Now, the university and its neighbor, the Colonial Williamsburg Foundation, are working together to ensure future generations learn about the history of the building and the stories of those who were part of it.

William & Mary and Colonial Williamsburg have forged a partnership regarding the future use of the building, now known as the Bray-Digges House, likely the oldest extant building in the U.S. dedicated to the education of Black children. The agreement calls for relocation of the structure to Colonial Williamsburg’s Historic Area, where it would become the 89th original structure restored by the foundation.

No date has been set for the relocation of the Bray-Digges building, and Colonial Williamsburg and William & Mary are considering a number of potential sites. The building has been known as Prince George House and most recently used as offices for William & Mary’s Department of Military Science, which has been relocated.

Working together: Virginia historical marker W-109 was unveiled at the original site of the Bray School in March 2019.

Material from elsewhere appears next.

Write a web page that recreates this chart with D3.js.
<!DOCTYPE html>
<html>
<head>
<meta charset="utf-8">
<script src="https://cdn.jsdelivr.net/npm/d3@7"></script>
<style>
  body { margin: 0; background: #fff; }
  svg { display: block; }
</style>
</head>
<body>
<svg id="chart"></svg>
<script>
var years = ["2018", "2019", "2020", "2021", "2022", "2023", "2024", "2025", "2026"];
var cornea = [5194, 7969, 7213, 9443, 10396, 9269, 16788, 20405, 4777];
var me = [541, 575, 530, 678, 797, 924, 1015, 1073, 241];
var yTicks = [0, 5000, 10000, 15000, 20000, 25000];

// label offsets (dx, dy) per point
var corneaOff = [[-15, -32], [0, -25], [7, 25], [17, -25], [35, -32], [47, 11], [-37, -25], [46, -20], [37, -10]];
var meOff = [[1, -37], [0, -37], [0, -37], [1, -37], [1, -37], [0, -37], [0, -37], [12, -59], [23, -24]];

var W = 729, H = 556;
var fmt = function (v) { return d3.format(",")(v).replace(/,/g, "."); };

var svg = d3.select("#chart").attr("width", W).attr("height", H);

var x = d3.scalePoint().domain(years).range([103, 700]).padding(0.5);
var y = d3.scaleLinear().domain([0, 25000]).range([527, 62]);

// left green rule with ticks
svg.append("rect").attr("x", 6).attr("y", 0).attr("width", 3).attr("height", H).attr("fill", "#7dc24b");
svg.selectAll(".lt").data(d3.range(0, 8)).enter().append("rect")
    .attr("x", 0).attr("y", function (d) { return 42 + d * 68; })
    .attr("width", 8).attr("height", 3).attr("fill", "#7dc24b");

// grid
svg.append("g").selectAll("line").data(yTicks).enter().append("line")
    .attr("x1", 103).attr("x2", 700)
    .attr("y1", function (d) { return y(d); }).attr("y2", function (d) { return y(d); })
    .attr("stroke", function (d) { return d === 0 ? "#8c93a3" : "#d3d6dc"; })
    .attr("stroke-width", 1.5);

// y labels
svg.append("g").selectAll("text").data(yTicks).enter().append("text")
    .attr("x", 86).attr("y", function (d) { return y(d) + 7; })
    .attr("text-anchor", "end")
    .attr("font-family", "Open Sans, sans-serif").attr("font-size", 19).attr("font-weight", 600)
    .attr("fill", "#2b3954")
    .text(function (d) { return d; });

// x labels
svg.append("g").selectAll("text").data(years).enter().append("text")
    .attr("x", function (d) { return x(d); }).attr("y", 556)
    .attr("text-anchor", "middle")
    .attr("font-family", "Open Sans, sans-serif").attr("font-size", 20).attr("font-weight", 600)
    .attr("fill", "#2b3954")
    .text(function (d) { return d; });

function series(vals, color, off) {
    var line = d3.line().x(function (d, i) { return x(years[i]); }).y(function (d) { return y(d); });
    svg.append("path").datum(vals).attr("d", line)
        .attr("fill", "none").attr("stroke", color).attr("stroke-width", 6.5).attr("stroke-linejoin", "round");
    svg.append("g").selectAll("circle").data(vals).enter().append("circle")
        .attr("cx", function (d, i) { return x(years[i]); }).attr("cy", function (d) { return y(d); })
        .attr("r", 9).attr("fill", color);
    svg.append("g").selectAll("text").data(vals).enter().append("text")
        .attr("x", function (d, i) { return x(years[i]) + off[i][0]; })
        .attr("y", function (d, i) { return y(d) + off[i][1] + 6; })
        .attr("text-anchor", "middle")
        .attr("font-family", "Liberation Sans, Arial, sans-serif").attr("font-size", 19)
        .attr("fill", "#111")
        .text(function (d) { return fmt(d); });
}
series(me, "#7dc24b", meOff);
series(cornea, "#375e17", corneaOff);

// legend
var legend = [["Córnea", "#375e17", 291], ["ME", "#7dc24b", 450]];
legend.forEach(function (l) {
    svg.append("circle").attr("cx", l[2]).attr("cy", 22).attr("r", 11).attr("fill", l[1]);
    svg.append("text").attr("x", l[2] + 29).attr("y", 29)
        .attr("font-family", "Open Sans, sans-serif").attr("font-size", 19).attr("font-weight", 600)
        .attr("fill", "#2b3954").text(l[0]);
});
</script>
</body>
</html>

Research conducted in 2020 by Colonial Williamsburg connected the final dots in a decades-long trail of evidence begun by Terry Meyers, Chancellor Professor of English, emeritus. The work, focused on dendrochronology of the building’s timber framing, further corroborated research indicating that the building at 524 Prince George Street in Williamsburg once held the Bray School, an institution that educated many of the town’s Black children from 1760 to 1774. The school was housed in the building from 1760 to 1765.

The compelling story of a historic building’s emergence from obscurity was announced at an event on Feb. 25 featuring remarks by Virginia Gov. Ralph Northam.

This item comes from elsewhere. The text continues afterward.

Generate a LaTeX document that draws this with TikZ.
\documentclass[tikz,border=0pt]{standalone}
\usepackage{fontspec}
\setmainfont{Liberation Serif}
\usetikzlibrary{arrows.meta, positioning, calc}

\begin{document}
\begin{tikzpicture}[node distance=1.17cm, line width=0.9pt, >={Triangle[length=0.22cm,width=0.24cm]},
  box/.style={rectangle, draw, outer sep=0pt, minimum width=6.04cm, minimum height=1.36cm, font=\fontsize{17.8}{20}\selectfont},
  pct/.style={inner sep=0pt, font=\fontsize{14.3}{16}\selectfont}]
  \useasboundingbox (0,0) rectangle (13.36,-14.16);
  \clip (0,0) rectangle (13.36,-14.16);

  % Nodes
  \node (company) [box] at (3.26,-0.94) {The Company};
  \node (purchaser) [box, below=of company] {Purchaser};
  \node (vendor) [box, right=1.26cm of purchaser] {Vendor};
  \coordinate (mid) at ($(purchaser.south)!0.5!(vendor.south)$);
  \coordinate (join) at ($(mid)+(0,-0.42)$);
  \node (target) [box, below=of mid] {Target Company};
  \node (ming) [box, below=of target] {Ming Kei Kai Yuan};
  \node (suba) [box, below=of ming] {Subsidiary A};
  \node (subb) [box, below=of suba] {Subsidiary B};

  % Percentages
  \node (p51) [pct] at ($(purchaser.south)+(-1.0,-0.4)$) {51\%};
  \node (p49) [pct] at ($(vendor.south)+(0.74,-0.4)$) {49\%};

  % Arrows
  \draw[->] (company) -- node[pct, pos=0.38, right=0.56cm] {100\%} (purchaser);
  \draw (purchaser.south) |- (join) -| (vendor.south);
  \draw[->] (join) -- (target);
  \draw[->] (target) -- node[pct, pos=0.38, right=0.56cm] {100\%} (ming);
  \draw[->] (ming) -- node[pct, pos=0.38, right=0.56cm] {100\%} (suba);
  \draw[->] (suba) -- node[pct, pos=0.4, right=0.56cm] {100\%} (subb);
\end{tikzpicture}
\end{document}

“It is hard to overstate the importance of this discovery, of the robust history that will be uncovered through this partnership between William & Mary and Colonial Williamsburg,” says W&M President Katherine A. Rowe. “So much of our history as a nation has gone unrecorded — the history of African Americans, their oppression and resistance. By studying the legacy of the Bray School students, we will uncover and illuminate some of the most important impacts of education in the story of America.”

Both partners are generating private financial support for the Williamsburg Bray School Initiative.

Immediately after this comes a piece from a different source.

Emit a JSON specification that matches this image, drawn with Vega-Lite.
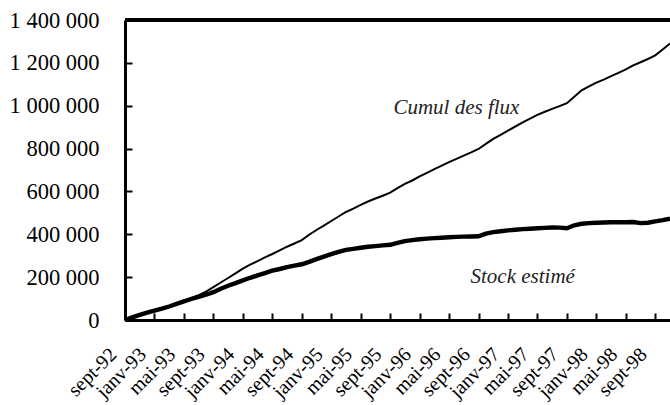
{
  "$schema": "https://vega.github.io/schema/vega-lite/v6.json",
  "width": 545,
  "height": 300,
  "autosize": {"type": "none"},
  "padding": {"left": 125, "top": 20, "right": 0, "bottom": 85},
  "background": "white",
  "config": {"view": {"stroke": null}, "font": "Liberation Serif"},
  "datasets": {
    "series": [
      {"m": "sept-92", "cumul": 0, "stock": 0},
      {"m": "oct-92", "cumul": 12000, "stock": 12000},
      {"m": "nov-92", "cumul": 24000, "stock": 24000},
      {"m": "déc-92", "cumul": 35000, "stock": 34000},
      {"m": "janv-93", "cumul": 45000, "stock": 44000},
      {"m": "févr-93", "cumul": 54000, "stock": 53000},
      {"m": "mars-93", "cumul": 65000, "stock": 63000},
      {"m": "avr-93", "cumul": 77000, "stock": 75000},
      {"m": "mai-93", "cumul": 90000, "stock": 87000},
      {"m": "juin-93", "cumul": 103000, "stock": 98000},
      {"m": "juil-93", "cumul": 116000, "stock": 108000},
      {"m": "août-93", "cumul": 132000, "stock": 118000},
      {"m": "sept-93", "cumul": 153000, "stock": 130000},
      {"m": "oct-93", "cumul": 175000, "stock": 146000},
      {"m": "nov-93", "cumul": 196000, "stock": 160000},
      {"m": "déc-93", "cumul": 218000, "stock": 172000},
      {"m": "janv-94", "cumul": 240000, "stock": 185000},
      {"m": "févr-94", "cumul": 258000, "stock": 197000},
      {"m": "mars-94", "cumul": 275000, "stock": 208000},
      {"m": "avr-94", "cumul": 292000, "stock": 219000},
      {"m": "mai-94", "cumul": 308000, "stock": 230000},
      {"m": "juin-94", "cumul": 325000, "stock": 238000},
      {"m": "juil-94", "cumul": 342000, "stock": 247000},
      {"m": "août-94", "cumul": 357000, "stock": 254000},
      {"m": "sept-94", "cumul": 373000, "stock": 260000},
      {"m": "oct-94", "cumul": 398000, "stock": 271000},
      {"m": "nov-94", "cumul": 420000, "stock": 284000},
      {"m": "déc-94", "cumul": 440000, "stock": 296000},
      {"m": "janv-95", "cumul": 462000, "stock": 307000},
      {"m": "févr-95", "cumul": 483000, "stock": 318000},
      {"m": "mars-95", "cumul": 504000, "stock": 327000},
      {"m": "avr-95", "cumul": 520000, "stock": 332000},
      {"m": "mai-95", "cumul": 537000, "stock": 337000},
      {"m": "juin-95", "cumul": 553000, "stock": 342000},
      {"m": "juil-95", "cumul": 567000, "stock": 345000},
      {"m": "août-95", "cumul": 580000, "stock": 348000},
      {"m": "sept-95", "cumul": 594000, "stock": 351000},
      {"m": "oct-95", "cumul": 615000, "stock": 360000},
      {"m": "nov-95", "cumul": 635000, "stock": 368000},
      {"m": "déc-95", "cumul": 651000, "stock": 373000},
      {"m": "janv-96", "cumul": 670000, "stock": 377000},
      {"m": "févr-96", "cumul": 687000, "stock": 380000},
      {"m": "mars-96", "cumul": 704000, "stock": 382000},
      {"m": "avr-96", "cumul": 720000, "stock": 384000},
      {"m": "mai-96", "cumul": 737000, "stock": 386000},
      {"m": "juin-96", "cumul": 752000, "stock": 388000},
      {"m": "juil-96", "cumul": 767000, "stock": 389000},
      {"m": "août-96", "cumul": 782000, "stock": 390000},
      {"m": "sept-96", "cumul": 798000, "stock": 391000},
      {"m": "oct-96", "cumul": 822000, "stock": 403000},
      {"m": "nov-96", "cumul": 845000, "stock": 410000},
      {"m": "déc-96", "cumul": 864000, "stock": 414000},
      {"m": "janv-97", "cumul": 884000, "stock": 418000},
      {"m": "févr-97", "cumul": 903000, "stock": 421000},
      {"m": "mars-97", "cumul": 922000, "stock": 424000},
      {"m": "avr-97", "cumul": 940000, "stock": 426000},
      {"m": "mai-97", "cumul": 957000, "stock": 428000},
      {"m": "juin-97", "cumul": 972000, "stock": 430000},
      {"m": "juil-97", "cumul": 985000, "stock": 432000},
      {"m": "août-97", "cumul": 998000, "stock": 431000},
      {"m": "sept-97", "cumul": 1012000, "stock": 428000},
      {"m": "oct-97", "cumul": 1042000, "stock": 442000},
      {"m": "nov-97", "cumul": 1072000, "stock": 449000},
      {"m": "déc-97", "cumul": 1090000, "stock": 452000},
      {"m": "janv-98", "cumul": 1108000, "stock": 454000},
      {"m": "févr-98", "cumul": 1122000, "stock": 455000},
      {"m": "mars-98", "cumul": 1138000, "stock": 456000},
      {"m": "avr-98", "cumul": 1153000, "stock": 456000},
      {"m": "mai-98", "cumul": 1170000, "stock": 456000},
      {"m": "juin-98", "cumul": 1188000, "stock": 457000},
      {"m": "juil-98", "cumul": 1203000, "stock": 452000},
      {"m": "août-98", "cumul": 1218000, "stock": 454000},
      {"m": "sept-98", "cumul": 1235000, "stock": 460000},
      {"m": "oct-98", "cumul": 1262000, "stock": 466000},
      {"m": "nov-98", "cumul": 1290000, "stock": 473000}
    ],
    "notes": [
      {"m": "juin-96", "value": 989000, "label": "Cumul des flux"},
      {"m": "mars-97", "value": 200000, "label": "Stock estimé"}
    ]
  },
  "layer": [
    {
      "data": {"name": "series"},
      "mark": {"type": "line", "color": "black", "strokeWidth": 2},
      "encoding": {
        "x": {
          "field": "m", "type": "ordinal", "title": null,
          "scale": {"type": "point", "padding": 0, "domain": ["sept-92","oct-92","nov-92","déc-92","janv-93","févr-93","mars-93","avr-93","mai-93","juin-93","juil-93","août-93","sept-93","oct-93","nov-93","déc-93","janv-94","févr-94","mars-94","avr-94","mai-94","juin-94","juil-94","août-94","sept-94","oct-94","nov-94","déc-94","janv-95","févr-95","mars-95","avr-95","mai-95","juin-95","juil-95","août-95","sept-95","oct-95","nov-95","déc-95","janv-96","févr-96","mars-96","avr-96","mai-96","juin-96","juil-96","août-96","sept-96","oct-96","nov-96","déc-96","janv-97","févr-97","mars-97","avr-97","mai-97","juin-97","juil-97","août-97","sept-97","oct-97","nov-97","déc-97","janv-98","févr-98","mars-98","avr-98","mai-98","juin-98","juil-98","août-98","sept-98","oct-98","nov-98"]},
          "axis": {
            "orient": "bottom",
            "values": ["sept-92","janv-93","mai-93","sept-93","janv-94","mai-94","sept-94","janv-95","mai-95","sept-95","janv-96","mai-96","sept-96","janv-97","mai-97","sept-97","janv-98","mai-98","sept-98"],
            "labelAngle": -45, "labelAlign": "right", "labelBaseline": "middle",
            "labelFont": "Liberation Serif", "labelFontSize": 20, "labelColor": "black",
            "labelPadding": 38, "labelOffset": -12, "labelOverlap": false, "labelBound": false,
            "ticks": true, "tickSize": -7, "tickWidth": 2, "tickColor": "black",
            "domainColor": "black", "domainWidth": 3, "grid": false
          }
        },
        "y": {
          "field": "cumul", "type": "quantitative", "title": null,
          "scale": {"domain": [0, 1400000], "nice": false},
          "axis": {
            "orient": "left",
            "values": [0, 200000, 400000, 600000, 800000, 1000000, 1200000, 1400000],
            "labelExpr": "replace(format(datum.value, ','), regexp(',', 'g'), ' ')",
            "labelFont": "Liberation Serif", "labelFontSize": 22.5, "labelColor": "black",
            "labelPadding": 33, "labelFlush": false, "labelOverlap": false,
            "ticks": true, "tickSize": -7, "tickWidth": 2, "tickColor": "black",
            "domainColor": "black", "domainWidth": 3, "grid": false
          }
        }
      }
    },
    {
      "data": {"name": "series"},
      "mark": {"type": "line", "color": "black", "strokeWidth": 4.4},
      "encoding": {
        "x": {"field": "m", "type": "ordinal", "title": null},
        "y": {"field": "stock", "type": "quantitative", "title": null}
      }
    },
    {
      "data": {"name": "series"},
      "mark": {"type": "rule", "color": "black", "strokeWidth": 2.5},
      "encoding": {"y": {"datum": 1400000, "type": "quantitative"}}
    },
    {
      "data": {"name": "notes"},
      "mark": {"type": "text", "font": "Liberation Serif", "fontStyle": "italic", "fontSize": 21, "color": "#222", "align": "center", "baseline": "middle"},
      "encoding": {
        "x": {"field": "m", "type": "ordinal", "title": null},
        "y": {"field": "value", "type": "quantitative", "title": null},
        "text": {"field": "label"}
      }
    }
  ]
}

Cliff Fleet ’91, M.A. ’93, J.D. ’95, M.B.A. ’95, president and CEO of Colonial Williamsburg, says the project is a critical step toward fostering a broader understanding of Americans’ shared history.

“Colonial Williamsburg and William & Mary’s partnership to research, restore and interpret the original structure of the Bray School is critical to our ongoing work to uncover our common past and expand our understanding of America’s founding,” says Fleet.

A Virginia Department of Historic Resources marker commemorating the school was unveiled at Brown Hall in early 2019. Rowe notes that the new joint venture aligns with other William & Mary initiatives that address the institution’s historical involvement with slavery, including the Lemon Project, a scholarly and educational initiative that investigates slavery and its legacies at W&M.

“When we talk about the history of slavery and the history of the African American experience at William & Mary, we include the Bray School,” says Jody Allen Ph.D. ’07, the Robert Francis Engs Director of the Lemon Project. “We believe the Bray School not only impacted the children who actually attended the school, but it impacted their descendants. We believe very strongly that they went on to share their knowledge with brothers, sisters, neighbors.”

Nicole Brown ’13, a graduate student in William & Mary’s American Studies Program, is also a Colonial Williamsburg actor-interpreter portraying Ann Wager, a white teacher at the Williamsburg Bray School. She is currently studying the history and impact of the Bray Schools in Williamsburg and beyond. A London organization, the Associates of Dr. Bray, established similar “Bray Schools” in other locations throughout the New World.

Existing records of the Williamsburg Bray School indicate that the student body was about 90% enslaved, with the remainder being free children of color. Ages ranged from 3 to 10 years old, usually equally divided among boys and girls, and the enrollment was around 30.

Another scholar of the Bray School’s history is Julie Richter M.A. ’85, M.A. ’89, Ph.D. ’92, a lecturer in William & Mary’s Department of History and the director of the National Institute of American History & Democracy (NIAHD), itself a partnership of William & Mary and Colonial Williamsburg. She has done research into the students at the Bray School. Known records are far from complete, she says.

Each of the students of the Bray School was taught to read and possibly to write as well as elements of “deportment,” while girls received needlework les- sons, all in the furtherance of a Christian education.

Brown and Richter say slaveowners had varied motivations for enrolling enslaved children in the Bray School. A demonstrated degree of numer- acy and literacy increased the auction value of any enslaved individual, while Brown pointed out that a Bray School education increased a person’s usefulness to a slaveowner, especially one who operated a commercial establishment.

“Education is almost invariably subversive,” Meyers says. Like Allen and Brown, he notes evidence that Bray School students took their literacy skills home and spread them around.

“If you are taught to read the Bible,” he says, “you will be able to read other things. Once you educate people, they are better equipped to think critically.”